Dans le climat de tension actuel, ni l'Union européenne ni les Etats Unis, encore moins la banque mondiale et le FMI ne débourseront un franc d'aide budgétaire au Mali. Or sans aide étrangère, l'Etat malien ne pourra pas longtemps payer les salaires de ses fonctionnaire, a fortiori investir dans les infrastructures sanitaires, scolaires ou de transport. La mort du tourisme malien (bien avant d'ailleurs l'occupation complète des régions du nord par les rebelles) a tué dans l'oeuf les projets immobiliers d'hôtellerie et privé le Mali de dévises. Une compagnie aérienne comme Air France est presque toujours obligée d'aller faire le plein de kérosène à Casablanca (Maroc), faute d'en trouver au Mali. La chose n'a rien de rassurant pour le transport aérien et la rentabilité des aéroports du Mali qui, au reste, souffrent du climat de terreur consécutif à des déploiements militaires incessants dans leurs locaux, voire à des tirs nourris comme ce fut le cas lors de la dernière offensive des bérets rouges. Un exploitant du parking de l'aéroport de Sénou nous révèle qu'il gagnait avant la crise 100 000 FCFA par jour et qu'aujourd'hui, faute de passagers et d'accompagnateurs véhiculés, il rentre à la maison avec une récette journalière d'à peine 15 000 FCFA .

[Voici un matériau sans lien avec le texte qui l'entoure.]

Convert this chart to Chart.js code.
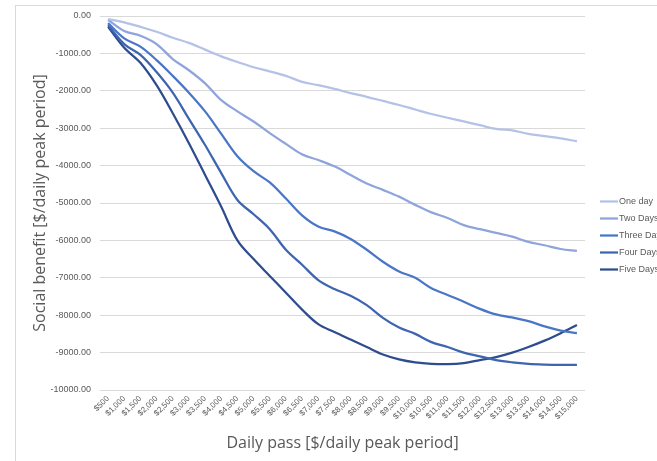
<!DOCTYPE html>
<html>
<head>
<meta charset="utf-8">
<script src="https://cdn.jsdelivr.net/npm/chart.js@4.4.0/dist/chart.umd.min.js"></script>
<style>
  html, body { margin: 0; padding: 0; background: #fff; }
  #wrap { position: relative; width: 657px; height: 461px; overflow: hidden; }
  #frame { position: absolute; left: 15px; top: 5px; width: 700px; height: 500px;
           border-left: 1px solid #d9d9d9; border-top: 1px solid #d9d9d9; pointer-events: none; }
  canvas { position: absolute; left: 0; top: 0; }
</style>
</head>
<body>
<div id="wrap">
  <canvas id="chart" width="657" height="461"></canvas>
  <div id="frame"></div>
</div>
<script>
// Daily pass prices ($500 .. $15,000)
const passLabels = ['$500','$1,000','$1,500','$2,000','$2,500','$3,000','$3,500','$4,000','$4,500','$5,000',
  '$5,500','$6,000','$6,500','$7,000','$7,500','$8,000','$8,500','$9,000','$9,500','$10,000',
  '$10,500','$11,000','$11,500','$12,000','$12,500','$13,000','$13,500','$14,000','$14,500','$15,000'];

const oneDay = [-80,-170,-290,-420,-580,-720,-900,-1080,-1230,-1370,-1480,-1600,-1760,-1850,-1950,
  -2060,-2160,-2270,-2380,-2500,-2620,-2720,-2820,-2920,-3020,-3060,-3150,-3210,-3270,-3350];
const twoDays = [-100,-400,-530,-750,-1150,-1450,-1800,-2250,-2550,-2820,-3130,-3420,-3700,-3850,-4020,
  -4250,-4480,-4650,-4830,-5050,-5250,-5400,-5590,-5700,-5800,-5900,-6040,-6130,-6230,-6280];
const threeDays = [-190,-600,-820,-1180,-1600,-2050,-2550,-3150,-3750,-4150,-4450,-4880,-5330,-5630,-5760,
  -5960,-6250,-6570,-6830,-7000,-7280,-7460,-7640,-7830,-7980,-8060,-8160,-8300,-8410,-8480];
const fourDays = [-240,-750,-1040,-1500,-2050,-2750,-3450,-4200,-4920,-5300,-5700,-6250,-6650,-7060,-7300,
  -7480,-7730,-8070,-8330,-8500,-8720,-8850,-9000,-9100,-9200,-9260,-9300,-9320,-9330,-9330];
const fiveDays = [-290,-850,-1250,-1850,-2600,-3400,-4250,-5100,-6000,-6500,-6950,-7400,-7850,-8240,-8450,
  -8650,-8850,-9050,-9180,-9260,-9300,-9310,-9280,-9200,-9120,-9000,-8850,-8680,-8480,-8260];

const seriesNames = ['One day', 'Two Days', 'Three Days', 'Four Days', 'Five Days'];
const seriesColors = ['#b4c2e6', '#8ea4db', '#4a76c8', '#3d65b0', '#2e4d8e'];

const textColor = '#595959';

// legend drawn at the right edge, cut off like the original
const sideLegend = {
  id: 'sideLegend',
  afterDraw(chart) {
    const ctx = chart.ctx;
    const ys = [201.5, 218.5, 235.5, 252.5, 269.5];
    ctx.save();
    ctx.font = '9px "Liberation Sans", Arial, sans-serif';
    ctx.textBaseline = 'middle';
    ctx.textAlign = 'left';
    chart.data.datasets.forEach((ds, i) => {
      ctx.strokeStyle = ds.borderColor;
      ctx.lineWidth = 2.25;
      ctx.beginPath();
      ctx.moveTo(600, ys[i]);
      ctx.lineTo(618, ys[i]);
      ctx.stroke();
      ctx.fillStyle = textColor;
      ctx.fillText(ds.label, 619, ys[i]);
    });
    ctx.restore();
  }
};

const datasets = [oneDay, twoDays, threeDays, fourDays, fiveDays].map((data, i) => ({
  label: seriesNames[i],
  data: data,
  borderColor: seriesColors[i],
  backgroundColor: seriesColors[i],
  borderWidth: 2.25,
  pointRadius: 0,
  tension: 0.35,
  fill: false
}));

new Chart(document.getElementById('chart'), {
  type: 'line',
  data: { labels: passLabels, datasets: datasets },
  options: {
    responsive: false,
    animation: false,
    layout: { padding: { left: 0, right: 72, top: 16, bottom: 0 } },
    plugins: { legend: { display: false }, tooltip: { enabled: false } },
    scales: {
      x: {
        offset: true,
        grid: { display: false, drawTicks: false },
        border: { display: false },
        ticks: {
          color: textColor,
          font: { size: 8, family: '"Liberation Sans", Arial, sans-serif' },
          maxRotation: 45,
          minRotation: 45,
          autoSkip: false,
          padding: 4
        },
        title: {
          display: true,
          text: 'Daily pass [$/daily peak period]',
          color: textColor,
          font: { size: 16, family: '"Open Sans", sans-serif' },
          padding: { top: 0, bottom: 8 }
        },
        afterFit(scale) { scale.height = 71; }
      },
      y: {
        min: -10000,
        max: 0,
        grid: { color: '#d9d9d9', drawTicks: false },
        border: { display: false },
        ticks: {
          stepSize: 1000,
          color: textColor,
          font: { size: 9, family: '"Liberation Sans", Arial, sans-serif' },
          padding: 9,
          callback: v => v.toFixed(2)
        },
        title: {
          display: true,
          text: 'Social benefit [$/daily peak period]',
          color: textColor,
          font: { size: 16, family: '"Open Sans", sans-serif' },
          padding: { top: 31, bottom: 0 }
        },
        afterFit(scale) { scale.width = 100; }
      }
    }
  },
  plugins: [sideLegend]
});
</script>
</body>
</html>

Au niveau du grand marché de Bamako, les commerçants constatent une baisse drastique de la clientèle. Certains nous ont déclaré qu'ils préféraient fermer un ou deux jours plutôt que d'aller s'asseoir pour rien au marché, voire de s'exposer à des balles perdues. Il ressort d'un reportage de l'ORTM, la station ds'Etat, que la plupart des entreprises (Batexi, groupe Achkar, Hôtel de l'Amitié) ont mis la moitié de leur personnel au chômage technique. D'autres entreprises ont préféré diminuer les salaires du personnel. Cela fait autant de récettes en moins pour les impôts, la douane et l'INPS. Ces services se trouvent, on le sait, déjà pénalisés par la destruction partielle de leurs outils de travail et d'archivage, au même titre que les ministères situés à la Cité administrative qui ont vu leurs locaux et matériels saccagés par des vandales.
Quant aux tribunaux, ils fonctionnent à peine, obligés de renvoyer les audiences au gré des rumeurs et des bruits d'affrontements. Avocats et huissiers de justice se plaignent de n'avoir plus de clients; les rares clients qui se présentent marchandent comme des tapissiers à la faveur de la crise. Si la crise perdure, c'est l'économie malienne entière qui s'écroulera pour de bon.